6. What has the movement been? How have I experienced a shift? How am I and my life different?
It seems I'm living more on a heart and soul level. I've shifted the driver in my life from my head to my heart, and measure my success not in my pocketbook or my security, but in my ability to embrace uncertainty and how I feel in any given moment. I've quit trying to get to peace, contentment, and fulfillment through security and instead am going straight for them. I am beginning to connect to the people I care about on a different level, and the relationships that really mean something to me are responding in powerful ways. Other relationships are experiencing schisms that have been difficult to understand or accept, but when I let them be, I find they're resetting themselves naturally. I simply don't have to work that hard at it.

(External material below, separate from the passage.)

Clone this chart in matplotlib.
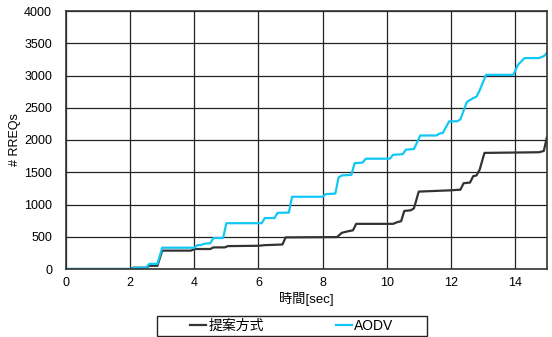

What I have had to work hard at are the habits of my mind and body. The challenge and the work has come down to seeing and resetting what isn't serving me, and that has brought about everything the word 'challenge' implies. Habits of thinking, of being, of relating. We tend to think that who we are is the habits that we are; this is simply not true. Who we are is our most authentic, most soul deep, point of view and expression of ourselves. It is not what we think; it's not how we act; it's what we love, and what we love to do. When what we think and how we act reflect what we love, we're getting somewhere. And when we are able to see our fear and feel our fear and thank our fear for watching out for us and then do what we love, we have real power. At least that's what I believe right now. We'll see what this next year brings, and how it affects me, my thoughts, my beliefs, and ultimately, my life. (Yay!)